## Task prompt:
From the entries below, work out the number of lines that hold the word "this", and give that number alone.
* * * * * * * * *
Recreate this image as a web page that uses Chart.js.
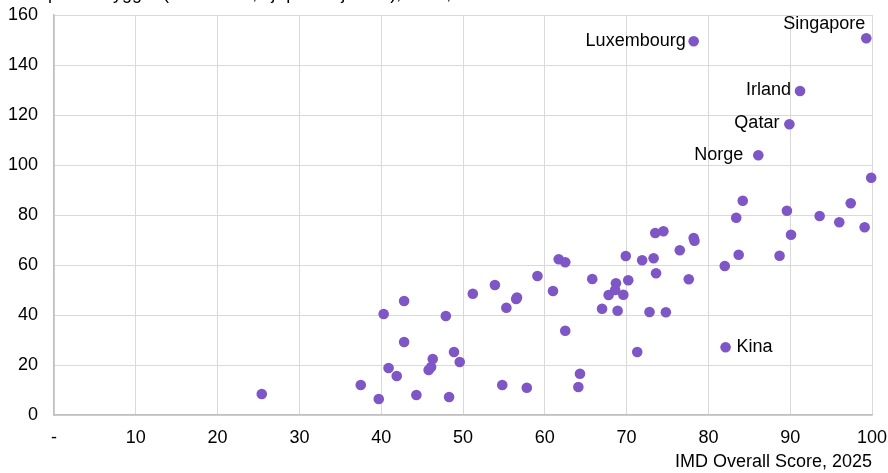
<!DOCTYPE html>
<html>
<head>
<meta charset="utf-8">
<script src="https://cdn.jsdelivr.net/npm/chart.js@4.4.1/dist/chart.umd.min.js"></script>
<style>
  html, body { margin: 0; padding: 0; background: #fff; }
  #wrap { width: 888px; height: 473px; position: relative; }
</style>
</head>
<body>
<div id="wrap"><canvas id="scatter"></canvas></div>
<script>
const scores = [25.4, 37.5, 39.7, 40.3, 40.9, 41.9, 42.8, 42.8, 44.3, 45.8, 46.1, 46.3, 47.9, 48.3, 48.9, 49.6,
    51.2, 53.9, 54.8, 55.3, 56.5, 56.6, 57.8, 59.1, 61.0, 61.7, 62.5, 62.5, 64.1, 64.3, 65.8, 67.0, 67.8, 68.7,
    68.6, 68.9, 69.6, 69.9, 70.2, 71.3, 71.9, 72.8, 73.3, 73.5, 73.6, 74.5, 74.8, 76.5, 77.6, 78.2, 78.3,
    82.0, 82.1, 83.4, 83.7, 84.2, 88.7, 89.6, 90.1, 93.6, 96.0, 97.4, 99.1, 99.9,
    78.2, 99.3, 91.2, 89.9, 86.1];
const gdp = [8.4, 12, 6.4, 40.4, 18.8, 15.6, 45.6, 29.2, 8, 18, 19.2, 22.4, 39.6, 7.2, 25.2, 21.2,
    48.5, 52, 12, 42.9, 46.4, 47, 10.9, 55.6, 49.6, 62.3, 61.1, 33.7, 11.2, 16.5, 54.4, 42.5, 48, 52.7,
    50, 41.7, 48.1, 63.6, 53.9, 25.2, 61.9, 41.2, 62.7, 72.8, 56.7, 73.5, 41.1, 65.9, 54.3, 70.8, 69.7,
    59.6, 27.1, 78.9, 64.1, 85.7, 63.7, 81.7, 72.1, 79.6, 77.1, 84.7, 75.1, 94.9,
    149.5, 150.7, 129.6, 116.3, 103.9];
const names = ['', '', '', '', '', '', '', '', '', '', '', '', '', '', '', '',
    '', '', '', '', '', '', '', '', '', '', '', '', '', '', '', '', '', '',
    '', '', '', '', '', '', '', '', '', '', '', '', '', '', '', '', '',
    '', 'Kina', '', '', '', '', '', '', '', '', '', '', '',
    'Luxembourg', 'Singapore', 'Irland', 'Qatar', 'Norge'];
const xTicks = [0, 10, 20, 30, 40, 50, 60, 70, 80, 90, 100];
const yTicks = [0, 20, 40, 60, 80, 100, 120, 140, 160];

const points = scores.map((x, i) => ({ x: x, y: gdp[i] }));

// where each name goes relative to its dot: [dx, dy, align]
const labelPos = {
    'Luxembourg': [-8, 0, 'right'],
    'Singapore': [-1, -14, 'right'],
    'Irland': [-9, -1, 'right'],
    'Qatar': [-10, -1, 'right'],
    'Norge': [-15, 0, 'right'],
    'Kina': [11, 0, 'left']
};

const pointNames = {
    id: 'pointNames',
    afterDatasetsDraw(chart) {
        const c = chart.ctx;
        const meta = chart.getDatasetMeta(0);
        c.save();
        c.font = '18px "Liberation Sans", Arial, sans-serif';
        c.fillStyle = '#000';
        c.textBaseline = 'middle';
        names.forEach((n, i) => {
            if (!n) return;
            const p = meta.data[i];
            const pos = labelPos[n] || [8, 0, 'left'];
            c.textAlign = pos[2];
            c.fillText(n, p.x + pos[0], p.y + pos[1]);
        });
        // clipped heading above the plot
        c.textAlign = 'left';
        c.textBaseline = 'alphabetic';
        c.font = '18px "Liberation Sans", Arial, sans-serif';
        c.fillText('BNP per innbygger (1000 USD, kjøpekraftjustert), 2024, PPP', 6, -1);
        c.restore();
    }
};

Chart.defaults.font.family = '"Liberation Sans", Arial, sans-serif';
Chart.defaults.color = '#000';

new Chart(document.getElementById('scatter'), {
    type: 'scatter',
    data: {
        datasets: [{
            data: points,
            backgroundColor: '#7E56C6',
            borderWidth: 0,
            pointRadius: 5.3,
            pointHoverRadius: 5.3,
            clip: false
        }]
    },
    options: {
        responsive: true,
        maintainAspectRatio: false,
        animation: false,
        events: [],
        layout: { padding: { top: 15, right: 16, left: 0, bottom: 0 } },
        plugins: {
            legend: { display: false },
            tooltip: { enabled: false }
        },
        scales: {
            x: {
                type: 'linear',
                min: 0,
                max: 100,
                afterBuildTicks: (s) => { s.ticks = xTicks.map(v => ({ value: v })); },
                ticks: {
                    font: { size: 18 },
                    padding: 12,
                    maxRotation: 0,
                    callback: (v) => v === 0 ? '-' : v
                },
                grid: { color: '#d9d9d9', lineWidth: 1, drawTicks: false },
                border: { color: '#bfbfbf', width: 1.5 },
                title: {
                    display: true,
                    text: 'IMD Overall Score, 2025',
                    align: 'end',
                    font: { size: 18 },
                    padding: { top: 12, bottom: 0 }
                },
                afterFit: (s) => { s.height = 58; s.paddingLeft = 0; s.paddingRight = 0; }
            },
            y: {
                type: 'linear',
                min: 0,
                max: 160,
                afterBuildTicks: (s) => { s.ticks = yTicks.map(v => ({ value: v })); },
                ticks: { font: { size: 18 }, padding: 16 },
                grid: { color: '#d9d9d9', lineWidth: 1, drawTicks: false },
                border: { color: '#bfbfbf', width: 1.5 },
                afterFit: (s) => { s.width = 54; s.paddingTop = 0; s.paddingBottom = 0; }
            }
        }
    },
    plugins: [pointNames]
});
</script>
</body>
</html>
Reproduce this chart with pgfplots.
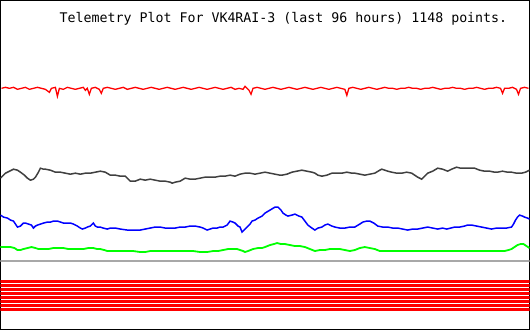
\documentclass[border=0pt]{standalone}
\usepackage{pgfplots}
\pgfplotsset{compat=1.18}
\usepackage{fontspec}
\setmonofont{DejaVu Sans Mono}
\definecolor{dgray}{HTML}{404040}
\definecolor{lgray}{HTML}{A8A8A8}
\begin{document}
\begin{tikzpicture}
\begin{axis}[
  width=530pt, height=330pt, scale only axis,
  xmin=0, xmax=530, ymin=0, ymax=330, y dir=reverse,
  axis line style={black, line width=1pt},
  ticks=none,
]
% red stripes
\addplot[red, line width=3pt, forget plot] coordinates {(0,281.5) (530,281.5)};
\addplot[red, line width=3pt, forget plot] coordinates {(0,285.5) (530,285.5)};
\addplot[red, line width=3pt, forget plot] coordinates {(0,289.5) (530,289.5)};
\addplot[red, line width=3pt, forget plot] coordinates {(0,293.5) (530,293.5)};
\addplot[red, line width=3pt, forget plot] coordinates {(0,297.5) (530,297.5)};
\addplot[red, line width=3pt, forget plot] coordinates {(0,301.5) (530,301.5)};
\addplot[red, line width=3pt, forget plot] coordinates {(0,305.5) (530,305.5)};
\addplot[red, line width=3pt, forget plot] coordinates {(0,309.5) (530,309.5)};
% gray reference line
\addplot[lgray, line width=2pt] coordinates {(0,261) (530,261)};
% red series
\addplot[red, line width=1.3pt] coordinates {
(1,88) (5,87) (9,88) (13,87) (17,89) (21,88) (25,87) (29,89) (33,88) (37,87) (41,88) (45,89) (49,92) (51,88) (55,87) (57,96) (59,88) (63,89) (67,87) (71,88) (75,89) (79,88) (83,87) (85,90) (87,88) (89,94) (91,88) (95,87) (99,89) (101,93) (103,88) (107,87) (111,88) (115,89) (119,88) (123,87) (127,89) (131,88) (135,87) (139,88) (143,89) (147,88) (151,87) (155,88) (159,89) (163,88) (167,87) (171,88) (175,89) (179,88) (183,87) (187,88) (191,89) (195,88) (199,87) (203,88) (207,89) (211,88) (215,87) (219,88) (223,89) (227,88) (231,87) (235,89) (239,88) (243,89) (245,86) (247,88) (249,90) (251,94) (253,88) (257,87) (261,88) (265,89) (269,88) (273,87) (277,88) (281,89) (285,88) (289,87) (293,88) (297,89) (301,88) (305,87) (309,88) (313,89) (317,88) (321,87) (325,88) (329,89) (333,88) (337,87) (341,88) (345,89) (347,95) (349,88) (353,87) (357,88) (361,89) (365,88) (369,87) (373,88) (377,89) (381,88) (385,87) (389,88) (393,88) (397,89) (401,88) (405,88) (409,87) (413,88) (417,88) (421,89) (425,88) (429,88) (433,87) (437,88) (441,89) (445,88) (449,88) (453,87) (457,88) (461,88) (465,89) (469,88) (473,88) (477,87) (481,88) (485,89) (489,88) (493,88) (497,87) (501,88) (503,93) (505,88) (509,88) (513,87) (517,89) (519,94) (521,88) (525,87) (529,88)
};
% dark gray series
\addplot[dgray, line width=1.5pt] coordinates {
(0,178) (3,175) (5,173) (9,171) (13,169) (17,170) (20,172) (24,175) (27,178) (30,180) (33,179) (35,177) (38,172) (40,168) (43,169) (45,169) (50,170) (55,172) (60,172) (65,173) (70,174) (75,173) (80,174) (85,173) (90,173) (95,172) (100,171) (105,172) (110,175) (115,175) (120,176) (125,176) (128,179) (130,181) (135,181) (140,179) (145,180) (150,179) (155,180) (160,181) (165,181) (170,182) (172,183) (175,182) (180,181) (185,178) (190,179) (195,179) (200,178) (205,177) (210,177) (215,177) (220,176) (225,176) (230,175) (235,176) (240,174) (245,173) (250,173) (255,174) (260,173) (265,172) (270,173) (275,174) (280,175) (282,175) (287,174) (292,172) (297,171) (302,170) (307,171) (312,172) (315,173) (318,175) (322,176) (327,175) (332,173) (337,173) (342,173) (347,172) (352,173) (355,173) (360,174) (365,175) (370,174) (375,173) (380,170) (382,169) (385,170) (388,171) (392,172) (397,173) (402,173) (407,172) (412,173) (415,175) (418,177) (422,179) (425,176) (428,173) (433,171) (438,168) (443,169) (448,171) (452,169) (457,167) (461,168) (465,168) (470,168) (475,168) (480,170) (485,171) (490,171) (495,172) (498,172) (503,171) (508,172) (512,172) (517,173) (522,173) (526,172) (530,170)
};
% blue series
\addplot[blue, line width=1.5pt] coordinates {
(0,215) (3,217) (7,218) (10,220) (13,221) (15,224) (17,227) (20,226) (23,223) (25,223) (28,224) (31,225) (33,228) (35,226) (37,225) (40,224) (43,223) (47,222) (50,222) (53,221) (57,221) (60,222) (63,223) (67,223) (70,223) (73,224) (77,226) (80,228) (82,229) (85,228) (87,227) (90,226) (93,223) (95,226) (97,227) (100,227) (103,228) (107,229) (110,228) (115,228) (120,229) (127,230) (133,230) (140,230) (145,229) (150,228) (155,227) (160,227) (165,228) (170,228) (175,228) (180,227) (185,227) (190,226) (195,226) (200,227) (203,228) (207,230) (210,229) (213,228) (217,228) (220,227) (223,227) (227,225) (230,221) (233,222) (235,223) (238,226) (240,227) (242,232) (245,229) (247,227) (250,224) (252,221) (255,220) (258,218) (262,216) (265,213) (270,210) (275,207) (278,207) (281,210) (283,213) (286,215) (288,216) (292,215) (295,214) (299,216) (302,217) (305,221) (308,225) (312,228) (315,230) (318,228) (322,227) (325,225) (328,224) (332,226) (335,227) (340,228) (345,228) (350,227) (355,227) (360,224) (363,222) (367,221) (370,221) (374,223) (378,226) (383,227) (388,227) (393,228) (398,228) (403,229) (408,230) (413,229) (418,229) (423,228) (428,227) (433,228) (438,229) (443,228) (447,229) (451,228) (455,227) (460,227) (465,226) (468,225) (472,225) (477,226) (482,227) (487,228) (492,229) (497,228) (502,228) (507,228) (512,227) (514,224) (516,220) (518,217) (520,215) (523,216) (525,217) (528,218) (530,219)
};
% green series
\addplot[green, line width=1.8pt] coordinates {
(0,247) (5,247) (10,247) (14,248) (17,250) (20,250) (23,249) (27,248) (31,247) (35,248) (38,249) (43,249) (48,249) (53,248) (58,248) (63,248) (68,249) (73,249) (78,249) (83,249) (88,248) (93,248) (97,249) (100,249) (104,250) (107,251) (112,251) (117,251) (122,251) (127,251) (133,251) (140,252) (145,252) (150,251) (155,251) (160,251) (167,251) (173,251) (180,251) (187,251) (193,251) (200,252) (207,252) (213,251) (218,251) (223,250) (228,249) (233,249) (237,249) (240,250) (243,251) (245,252) (248,251) (253,249) (258,248) (262,248) (265,247) (270,245) (274,244) (277,243) (281,244) (285,244) (290,245) (295,246) (300,246) (305,247) (310,249) (315,251) (320,250) (325,250) (330,249) (335,249) (340,249) (345,250) (350,251) (355,250) (360,248) (365,247) (370,248) (375,249) (380,251) (390,251) (400,251) (410,251) (420,251) (430,251) (440,251) (450,251) (460,251) (470,251) (480,251) (490,251) (500,251) (505,251) (509,250) (512,249) (515,247) (518,245) (521,244) (524,244) (527,246) (530,248)
};
\node[anchor=base, inner sep=0pt, font=\ttfamily\fontsize{13.3}{15}\selectfont] at (axis cs:283.5,22) {Telemetry Plot For VK4RAI-3 (last 96 hours) 1148 points.};
\end{axis}
\end{tikzpicture}
\end{document}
* * * * * * * * *
## Solved problem:
2